■ DIRECTIONS FOR THIS TASK ■
Begin at the top of the entries below and write out every line through the one containing "(vkN.east -| sw.west);", excluding pictures.

■ GIVEN RECORDS ■
-- begin --

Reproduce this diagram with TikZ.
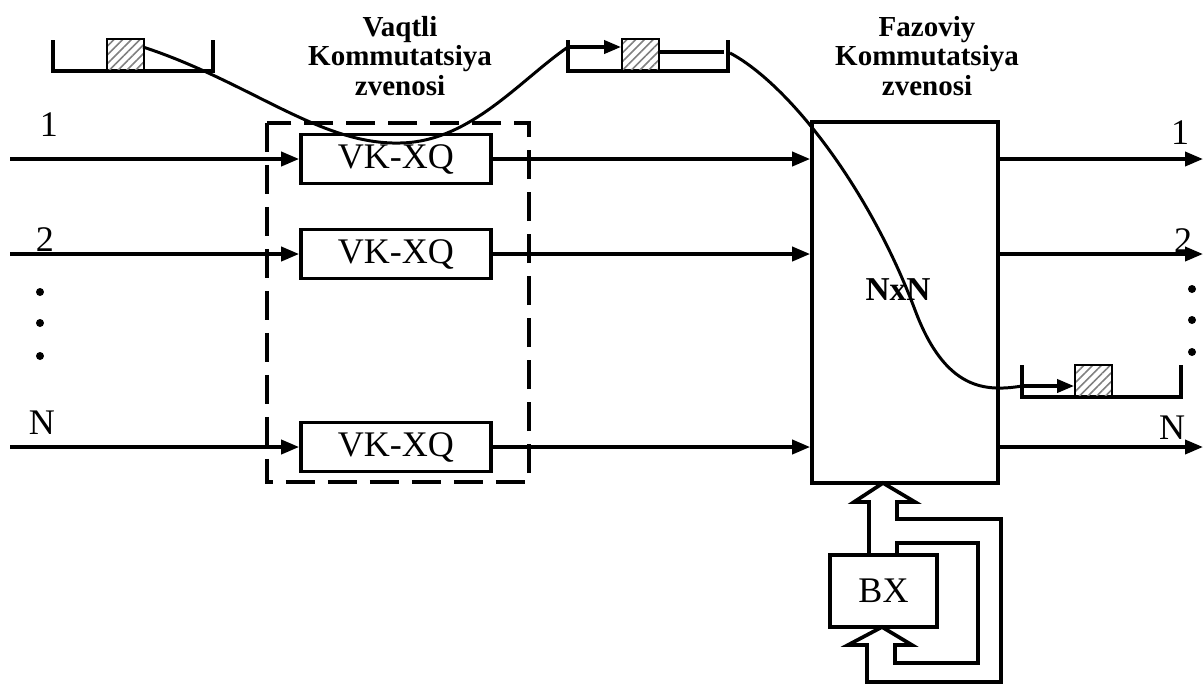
\documentclass[tikz,border=0pt]{standalone}
\usepackage{fontspec}
\setmainfont{Liberation Serif}
\usetikzlibrary{arrows.meta,patterns.meta}

\begin{document}
\begin{tikzpicture}[x=0.02cm,y=-0.02cm,
  blk/.style={draw,line width=2.1pt,minimum width=3.8cm,minimum height=0.98cm,inner sep=0pt,font=\fontsize{20.5}{24}\selectfont},
  lbl/.style={inner sep=0pt,font=\fontsize{20.5}{24}\selectfont},
  hdr/.style={align=center,font=\bfseries\fontsize{16.5}{16.8}\selectfont},
  sig/.style={line width=2.1pt,-{Triangle[length=0.36cm,width=0.28cm]}},
  bufline/.style={line width=2.1pt},
  cell/.style={draw,line width=1pt,minimum width=0.74cm,minimum height=0.64cm,inner sep=0pt,
    pattern={Lines[angle=45,distance=3.5pt,line width=0.9pt]},pattern color=gray}]
\useasboundingbox (0,0) rectangle (1203,684);

% headers
\node[hdr] (hv) at (400,56) {Vaqtli\\Kommutatsiya\\zvenosi};
\node[hdr] (hf) at (927,56) {Fazoviy\\Kommutatsiya\\zvenosi};

% time stage
\draw[dash pattern=on 0.58cm off 0.26cm,line width=2.1pt] (267,123) rectangle (529,482);
\node[blk] (vk1) at (396,159) {VK-XQ};
\node[blk] (vk2) at (396,254) {VK-XQ};
\node[blk] (vkN) at (396,447) {VK-XQ};

% space stage
\node[draw,line width=2.1pt,minimum width=3.72cm,minimum height=7.22cm,inner sep=0pt] (sw) at (905,302.5) {};
\node[inner sep=0pt,font=\bfseries\fontsize{19}{22}\selectfont] (nxn) at (898,290) {NxN};
\node[blk,minimum width=2.14cm,minimum height=1.44cm] (bx) at (883.5,591) {BX};

% inputs
\coordinate (in1) at (10,159);
\coordinate (in2) at (10,254);
\coordinate (inN) at (10,447);
\node[lbl] (l1) at (49,125) {1};
\node[lbl] (l2) at (45,240) {2};
\node[lbl] (lN) at (42,423) {N};
\fill (40,292) circle[radius=0.08cm];
\fill (40,323) circle[radius=0.08cm];
\fill (40,356) circle[radius=0.08cm];
\draw[sig] (in1) -- (vk1.west);
\draw[sig] (in2) -- (vk2.west);
\draw[sig] (inN) -- (vkN.west);
\draw[sig] (vk1.east) -- (vk1.east -| sw.west);
\draw[sig] (vk2.east) -- (vk2.east -| sw.west);
\draw[sig] (vkN.east) -- (vkN.east -| sw.west);

% outputs
\coordinate (out1) at (1203,159);
\coordinate (out2) at (1203,254);
\coordinate (outN) at (1203,447);
\draw[sig] (sw.east |- out1) -- (out1);
\draw[sig] (sw.east |- out2) -- (out2);
\draw[sig] (sw.east |- outN) -- (outN);
\node[lbl] (r1) at (1180,133) {1};
\node[lbl] (r2) at (1183,241) {2};
\node[lbl] (rN) at (1172,428) {N};
\fill (1192,289) circle[radius=0.08cm];
\fill (1192,320) circle[radius=0.08cm];
\fill (1192,352) circle[radius=0.08cm];

% buffers
\draw[bufline] (53,40) -- (53,71) -- (213,71) -- (213,40);
\node[cell] (q1) at (125.5,55) {};
\draw[bufline] (568,40) -- (568,71) -- (728,71) -- (728,40);
\node[cell] (q2) at (640.5,55) {};
\coordinate (b2in) at (568,47);
\draw[sig,-{Triangle[length=0.34cm,width=0.26cm]}] (b2in) -- (q2.west |- b2in);
\draw[bufline] (q2.east |- 0,52) -- (724,52);
\draw[bufline] (1022,365) -- (1022,397) -- (1181,397) -- (1181,365);
\node[cell] (q3) at (1093.5,381) {};
\coordinate (b3in) at (1022,386);
\draw[sig,-{Triangle[length=0.34cm,width=0.26cm]}] (b3in) -- (q3.west |- b3in);

% slot path
\coordinate (s1) at (143,47);
\coordinate (s2) at (730,53);
\draw[line width=1.7pt] (s1) .. controls (250,82) and (320,145) .. (400,143)
  .. controls (470,142) and (520,80) .. (b2in);
\draw[line width=1.7pt] (s2) .. controls (790,85) and (870,190) .. (915,310)
  .. controls (945,390) and (985,392) .. (b3in);

% control loop
\draw[line width=2.1pt,line join=miter]
  (869,555) -- (869,502) -- (854,502) -- (883,483) -- (915,502) -- (897,502)
  -- (897,519) -- (1001,519) -- (1001,682) -- (867,682) -- (867,645)
  -- (848,645) -- (882,627) -- (912,645) -- (895,645) -- (895,663)
  -- (978,663) -- (978,543) -- (897,543) -- (897,555);
\end{tikzpicture}
\end{document}
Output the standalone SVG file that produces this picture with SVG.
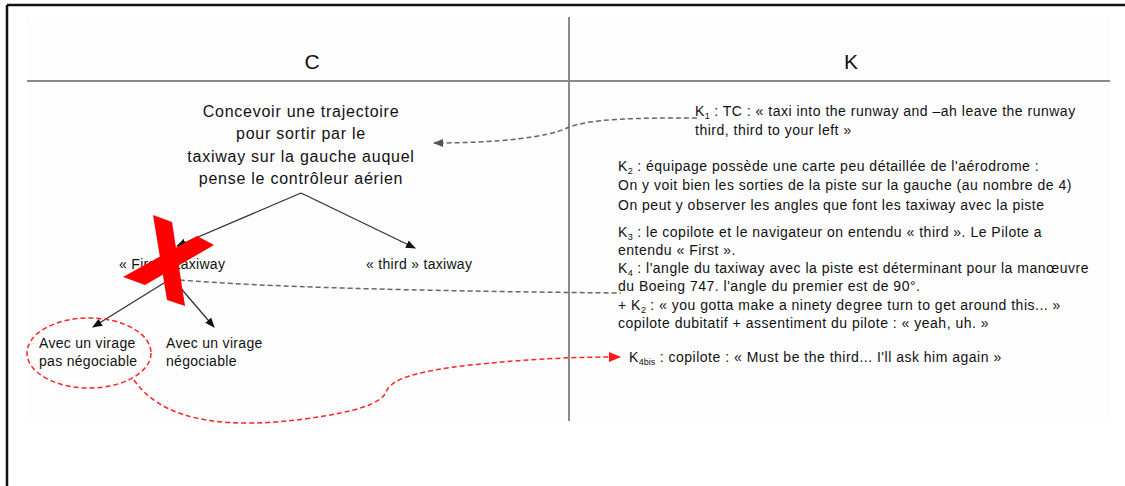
<svg xmlns="http://www.w3.org/2000/svg" width="1125" height="486" viewBox="0 0 1125 486">
<style>
text{font-family:"Liberation Sans",Arial,sans-serif;fill:#111}
.hd{font-size:21px;text-anchor:middle}
.main{font-size:16px;text-anchor:middle;letter-spacing:0.75px}
.lbl{font-size:14px;letter-spacing:0.3px}
.k{font-size:14px;letter-spacing:0.5px}
.sub{font-size:9px;letter-spacing:0}
.tree{stroke:#333;stroke-width:1.3;fill:none}
.gdash{stroke:#666;stroke-width:1.5;fill:none;stroke-dasharray:5 3}
.rdash{stroke:#ff2424;stroke-width:1.5;fill:none;stroke-dasharray:5 3}
.frame{stroke:#111;stroke-width:2.5}
.grid{stroke:#8a8a8a;stroke-width:2}
</style>
<defs>
<marker id="ab" markerWidth="10" markerHeight="8" refX="9" refY="4" orient="auto" markerUnits="userSpaceOnUse"><path d="M0,0 L10,4 L0,8 z" fill="#111"/></marker>
<marker id="ag" markerWidth="10" markerHeight="8" refX="9" refY="4" orient="auto" markerUnits="userSpaceOnUse"><path d="M0,0 L10,4 L0,8 z" fill="#555"/></marker>
<marker id="ar" markerWidth="12" markerHeight="10" refX="11" refY="5" orient="auto" markerUnits="userSpaceOnUse"><path d="M0,0 L12,5 L0,10 z" fill="#ff1a1a"/></marker>
</defs>
<rect width="1125" height="486" fill="#fff"/>
<rect x="27" y="17" width="1083" height="405" fill="#fdfdfd"/>
<g id="frame">
<line class="frame" x1="7" y1="5" x2="1125" y2="5"/>
<line class="frame" x1="7" y1="5" x2="7" y2="486"/>
<line class="grid" x1="27" y1="81" x2="1110" y2="81"/>
<line class="grid" x1="569" y1="17" x2="569" y2="421"/>
</g>
<g id="header-C"><text class="hd" x="312" y="69">C</text></g>
<g id="header-K"><text class="hd" x="851" y="69">K</text></g>
<g id="connectors">
<path class="tree" d="M301,193 L177,246" marker-end="url(#ab)"/>
<path class="tree" d="M301,193 L415,248" marker-end="url(#ab)"/>
<path class="tree" d="M172,278 L93,327" marker-end="url(#ab)"/>
<path class="tree" d="M172,278 L214,327" marker-end="url(#ab)"/>
<path class="gdash" d="M697,118 C640,118 590,118 567,128 C548,137 500,143 434,143" marker-end="url(#ag)"/>
<path class="gdash" d="M180,280 Q300,290 621,293"/>
<path class="rdash" d="M134,380 C165,425 235,428 305,419 C355,412 381,404 386,392 C391,378 420,371 470,365 C520,360 560,357 620,357" marker-end="url(#ar)"/>
</g>
<g id="node-goal">
<text class="main" x="301" y="117">Concevoir une trajectoire</text>
<text class="main" x="301" y="139">pour sortir par le</text>
<text class="main" x="301" y="162">taxiway sur la gauche auquel</text>
<text class="main" x="301" y="184">pense le contrôleur aérien</text>
</g>
<g id="node-first"><text class="lbl" x="119" y="269">« First » taxiway</text></g>
<g id="node-third"><text class="lbl" x="366" y="269">« third » taxiway</text></g>
<g id="node-nonneg">
<ellipse class="rdash" cx="89" cy="353" rx="62" ry="35"/>
<text class="lbl" x="39" y="348">Avec un virage</text>
<text class="lbl" x="39" y="366">pas négociable</text>
</g>
<g id="node-neg">
<text class="lbl" x="166" y="348">Avec un virage</text>
<text class="lbl" x="166" y="366">négociable</text>
</g>
<g id="node-K1">
<text class="k" x="695" y="116">K<tspan class="sub" dy="3">1</tspan><tspan dy="-3"> : TC : « taxi into the runway and –ah leave the runway</tspan></text>
<text class="k" x="695" y="135">third, third to your left »</text>
</g>
<g id="node-K2">
<text class="k" x="618" y="171">K<tspan class="sub" dy="3">2</tspan><tspan dy="-3"> : équipage possède une carte peu détaillée de l'aérodrome :</tspan></text>
<text class="k" x="618" y="190">On y voit bien les sorties de la piste sur la gauche (au nombre de 4)</text>
<text class="k" x="618" y="210">On peut y observer les angles que font les taxiway avec la piste</text>
</g>
<g id="node-K3">
<text class="k" x="618" y="237">K<tspan class="sub" dy="3">3</tspan><tspan dy="-3"> : le copilote et le navigateur on entendu « third ». Le Pilote a</tspan></text>
<text class="k" x="618" y="255">entendu « First ».</text>
</g>
<g id="node-K4">
<text class="k" x="618" y="273">K<tspan class="sub" dy="3">4</tspan><tspan dy="-3"> : l'angle du taxiway avec la piste est déterminant pour la manœuvre</tspan></text>
<text class="k" x="618" y="291">du Boeing 747. l'angle du premier est de 90°.</text>
<text class="k" x="618" y="310">+ K<tspan class="sub" dy="3">2</tspan><tspan dy="-3"> : « you gotta make a ninety degree turn to get around this... »</tspan></text>
<text class="k" x="618" y="328">copilote dubitatif + assentiment du pilote : « yeah, uh. »</text>
</g>
<g id="node-K4bis">
<text class="k" x="629" y="362">K<tspan class="sub" dy="3">4bis</tspan><tspan dy="-3"> : copilote : « Must be the third... I'll ask him again »</tspan></text>
</g>
<g id="cross">
<polygon points="153,215 172,222 185,306 167,300" fill="#ff0000"/>
<polygon points="123,277 197,236 214,245 145,285" fill="#ff0000"/>
</g>
</svg>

-- end --

■ SOLUTION TO THE EXERCISE ■
Reproduce this diagram with TikZ.
\documentclass[tikz,border=0pt]{standalone}
\usepackage{fontspec}
\setmainfont{Liberation Serif}
\usetikzlibrary{arrows.meta,patterns.meta}

\begin{document}
\begin{tikzpicture}[x=0.02cm,y=-0.02cm,
  blk/.style={draw,line width=2.1pt,minimum width=3.8cm,minimum height=0.98cm,inner sep=0pt,font=\fontsize{20.5}{24}\selectfont},
  lbl/.style={inner sep=0pt,font=\fontsize{20.5}{24}\selectfont},
  hdr/.style={align=center,font=\bfseries\fontsize{16.5}{16.8}\selectfont},
  sig/.style={line width=2.1pt,-{Triangle[length=0.36cm,width=0.28cm]}},
  bufline/.style={line width=2.1pt},
  cell/.style={draw,line width=1pt,minimum width=0.74cm,minimum height=0.64cm,inner sep=0pt,
    pattern={Lines[angle=45,distance=3.5pt,line width=0.9pt]},pattern color=gray}]
\useasboundingbox (0,0) rectangle (1203,684);

% headers
\node[hdr] (hv) at (400,56) {Vaqtli\\Kommutatsiya\\zvenosi};
\node[hdr] (hf) at (927,56) {Fazoviy\\Kommutatsiya\\zvenosi};

% time stage
\draw[dash pattern=on 0.58cm off 0.26cm,line width=2.1pt] (267,123) rectangle (529,482);
\node[blk] (vk1) at (396,159) {VK-XQ};
\node[blk] (vk2) at (396,254) {VK-XQ};
\node[blk] (vkN) at (396,447) {VK-XQ};

% space stage
\node[draw,line width=2.1pt,minimum width=3.72cm,minimum height=7.22cm,inner sep=0pt] (sw) at (905,302.5) {};
\node[inner sep=0pt,font=\bfseries\fontsize{19}{22}\selectfont] (nxn) at (898,290) {NxN};
\node[blk,minimum width=2.14cm,minimum height=1.44cm] (bx) at (883.5,591) {BX};

% inputs
\coordinate (in1) at (10,159);
\coordinate (in2) at (10,254);
\coordinate (inN) at (10,447);
\node[lbl] (l1) at (49,125) {1};
\node[lbl] (l2) at (45,240) {2};
\node[lbl] (lN) at (42,423) {N};
\fill (40,292) circle[radius=0.08cm];
\fill (40,323) circle[radius=0.08cm];
\fill (40,356) circle[radius=0.08cm];
\draw[sig] (in1) -- (vk1.west);
\draw[sig] (in2) -- (vk2.west);
\draw[sig] (inN) -- (vkN.west);
\draw[sig] (vk1.east) -- (vk1.east -| sw.west);
\draw[sig] (vk2.east) -- (vk2.east -| sw.west);
\draw[sig] (vkN.east) -- (vkN.east -| sw.west);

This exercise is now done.